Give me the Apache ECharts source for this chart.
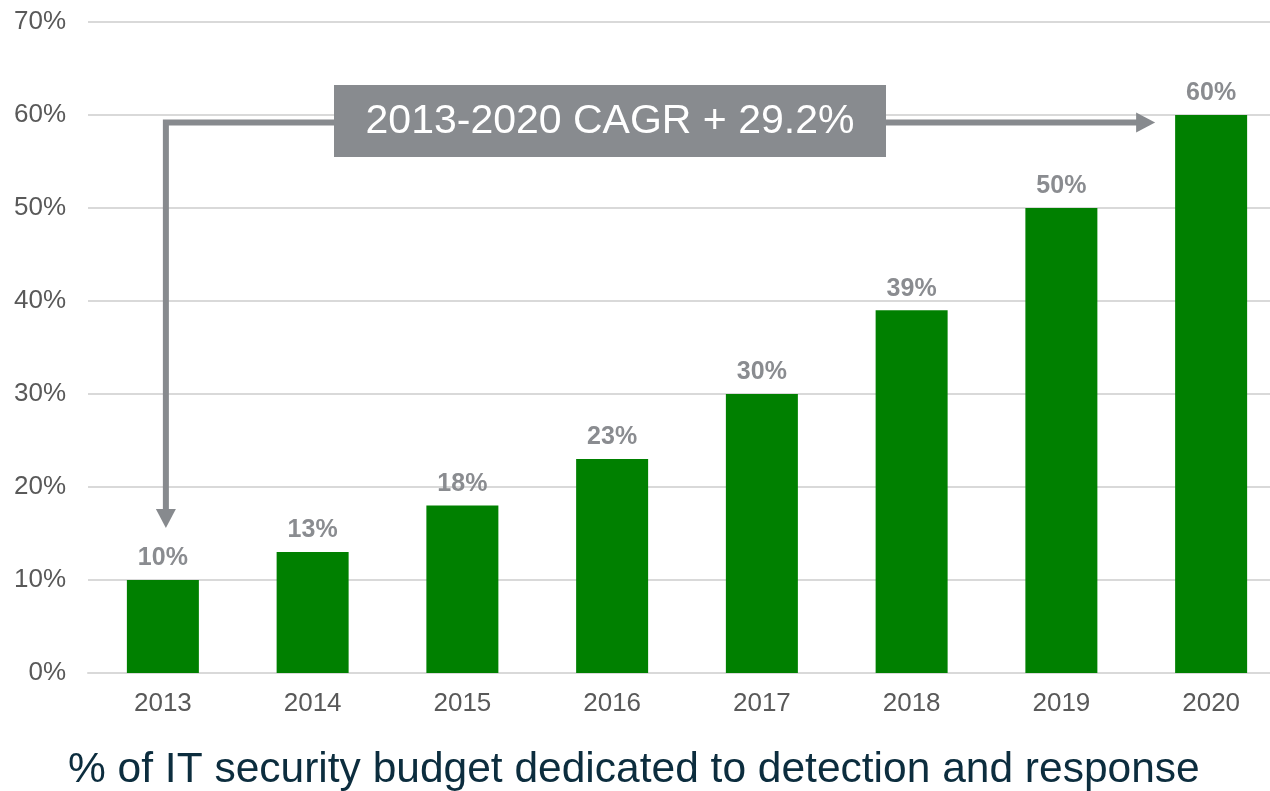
<!DOCTYPE html>
<html>
<head>
<meta charset="utf-8">
<script src="https://cdn.jsdelivr.net/npm/echarts@6/dist/echarts.min.js"></script>
<style>html,body{margin:0;padding:0;background:#fff;overflow:hidden;width:1270px;height:791px;}#c{width:1286px;height:791px;}</style>
</head>
<body>
<div id="c"></div>
<script>
const categories = ['2013','2014','2015','2016','2017','2018','2019','2020'];
const shares = [10, 13, 18, 23, 30, 39, 50, 60];
const yTicks = [0, 10, 20, 30, 40, 50, 60, 70];
const titleText = '% of IT security budget dedicated to detection and response';
const cagrText = '2013-2020 CAGR + 29.2%';
const arrowLevel = 59.2;   // value level of the horizontal connector
const arrowTipLevel = 15.6; // value where the down arrow ends above 2013

const chart = echarts.init(document.getElementById('c'), null, {renderer: 'canvas'});
const FONT = '"Liberation Sans", Arial, sans-serif';
chart.setOption({
  animation: false,
  backgroundColor: '#ffffff',
  title: {
    text: titleText,
    left: 63,
    top: 744,
    textStyle: {fontFamily: FONT, fontSize: 42.5, fontWeight: 'normal', color: '#0c2d3e'}
  },
  grid: {left: 88, right: 0, top: 22, bottom: 118},
  xAxis: {
    type: 'category',
    data: categories,
    axisLine: {show: true, lineStyle: {color: '#d9d9d9', width: 2}},
    axisTick: {show: false},
    axisLabel: {fontFamily: FONT, fontSize: 26, color: '#595959', margin: 18}
  },
  yAxis: {
    type: 'value',
    min: yTicks[0],
    max: yTicks[yTicks.length - 1],
    interval: 10,
    axisLine: {show: false},
    axisTick: {show: false},
    splitLine: {lineStyle: {color: '#d9d9d9', width: 2}},
    axisLabel: {fontFamily: FONT, fontSize: 26, color: '#595959', margin: 22, formatter: '{value}%'}
  },
  series: [{
    type: 'bar',
    data: shares,
    barWidth: 72,
    itemStyle: {color: '#008000'},
    label: {
      show: true,
      position: 'top',
      distance: 9,
      formatter: '{c}%',
      fontFamily: FONT,
      fontSize: 25,
      fontWeight: 'bold',
      color: '#8a8c90'
    }
  }]
});

function px(idx, val) { return chart.convertToPixel({xAxisIndex: 0, yAxisIndex: 0}, [idx, val]); }
const gray = '#878a8e';
const pTop = px(0, arrowLevel);
const pTip = px(0, arrowTipLevel);
const pLast = px(categories.length - 1, arrowLevel);
const xL = pTop[0] + 3;
const yH = pTop[1];
const yTip = pTip[1];
const xTipR = pLast[0] - 56;
const head = 19, hw = 10;
chart.setOption({
  graphic: [
    {type: 'polyline', silent: true, z: 10,
     shape: {points: [[610, yH], [xL, yH], [xL, yTip - head + 1]]},
     style: {stroke: gray, lineWidth: 6, fill: null, lineJoin: 'miter'}},
    {type: 'polygon', silent: true, z: 10,
     shape: {points: [[xL - hw, yTip - head], [xL + hw, yTip - head], [xL, yTip]]},
     style: {fill: gray}},
    {type: 'line', silent: true, z: 10,
     shape: {x1: 610, y1: yH, x2: xTipR - head + 1, y2: yH},
     style: {stroke: gray, lineWidth: 6}},
    {type: 'polygon', silent: true, z: 10,
     shape: {points: [[xTipR - head, yH - hw], [xTipR - head, yH + hw], [xTipR, yH]]},
     style: {fill: gray}},
    {type: 'rect', silent: true, z: 11,
     shape: {x: 334, y: 85, width: 552, height: 72},
     style: {fill: '#888b8f'}},
    {type: 'text', silent: true, z: 12,
     style: {text: cagrText, x: 610, y: 122, fill: '#ffffff', align: 'center', verticalAlign: 'middle',
             font: '41px "Liberation Sans", Arial, sans-serif'}}
  ]
});
</script>
</body>
</html>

Your instructions: Restate the whole of the material word for word without the pictures.

Task answer:
Give me the Apache ECharts source for this chart.
<!DOCTYPE html>
<html>
<head>
<meta charset="utf-8">
<script src="https://cdn.jsdelivr.net/npm/echarts@6/dist/echarts.min.js"></script>
<style>html,body{margin:0;padding:0;background:#fff;overflow:hidden;width:1270px;height:791px;}#c{width:1286px;height:791px;}</style>
</head>
<body>
<div id="c"></div>
<script>
const categories = ['2013','2014','2015','2016','2017','2018','2019','2020'];
const shares = [10, 13, 18, 23, 30, 39, 50, 60];
const yTicks = [0, 10, 20, 30, 40, 50, 60, 70];
const titleText = '% of IT security budget dedicated to detection and response';
const cagrText = '2013-2020 CAGR + 29.2%';
const arrowLevel = 59.2;   // value level of the horizontal connector
const arrowTipLevel = 15.6; // value where the down arrow ends above 2013

const chart = echarts.init(document.getElementById('c'), null, {renderer: 'canvas'});
const FONT = '"Liberation Sans", Arial, sans-serif';
chart.setOption({
  animation: false,
  backgroundColor: '#ffffff',
  title: {
    text: titleText,
    left: 63,
    top: 744,
    textStyle: {fontFamily: FONT, fontSize: 42.5, fontWeight: 'normal', color: '#0c2d3e'}
  },
  grid: {left: 88, right: 0, top: 22, bottom: 118},
  xAxis: {
    type: 'category',
    data: categories,
    axisLine: {show: true, lineStyle: {color: '#d9d9d9', width: 2}},
    axisTick: {show: false},
    axisLabel: {fontFamily: FONT, fontSize: 26, color: '#595959', margin: 18}
  },
  yAxis: {
    type: 'value',
    min: yTicks[0],
    max: yTicks[yTicks.length - 1],
    interval: 10,
    axisLine: {show: false},
    axisTick: {show: false},
    splitLine: {lineStyle: {color: '#d9d9d9', width: 2}},
    axisLabel: {fontFamily: FONT, fontSize: 26, color: '#595959', margin: 22, formatter: '{value}%'}
  },
  series: [{
    type: 'bar',
    data: shares,
    barWidth: 72,
    itemStyle: {color: '#008000'},
    label: {
      show: true,
      position: 'top',
      distance: 9,
      formatter: '{c}%',
      fontFamily: FONT,
      fontSize: 25,
      fontWeight: 'bold',
      color: '#8a8c90'
    }
  }]
});

function px(idx, val) { return chart.convertToPixel({xAxisIndex: 0, yAxisIndex: 0}, [idx, val]); }
const gray = '#878a8e';
const pTop = px(0, arrowLevel);
const pTip = px(0, arrowTipLevel);
const pLast = px(categories.length - 1, arrowLevel);
const xL = pTop[0] + 3;
const yH = pTop[1];
const yTip = pTip[1];
const xTipR = pLast[0] - 56;
const head = 19, hw = 10;
chart.setOption({
  graphic: [
    {type: 'polyline', silent: true, z: 10,
     shape: {points: [[610, yH], [xL, yH], [xL, yTip - head + 1]]},
     style: {stroke: gray, lineWidth: 6, fill: null, lineJoin: 'miter'}},
    {type: 'polygon', silent: true, z: 10,
     shape: {points: [[xL - hw, yTip - head], [xL + hw, yTip - head], [xL, yTip]]},
     style: {fill: gray}},
    {type: 'line', silent: true, z: 10,
     shape: {x1: 610, y1: yH, x2: xTipR - head + 1, y2: yH},
     style: {stroke: gray, lineWidth: 6}},
    {type: 'polygon', silent: true, z: 10,
     shape: {points: [[xTipR - head, yH - hw], [xTipR - head, yH + hw], [xTipR, yH]]},
     style: {fill: gray}},
    {type: 'rect', silent: true, z: 11,
     shape: {x: 334, y: 85, width: 552, height: 72},
     style: {fill: '#888b8f'}},
    {type: 'text', silent: true, z: 12,
     style: {text: cagrText, x: 610, y: 122, fill: '#ffffff', align: 'center', verticalAlign: 'middle',
             font: '41px "Liberation Sans", Arial, sans-serif'}}
  ]
});
</script>
</body>
</html>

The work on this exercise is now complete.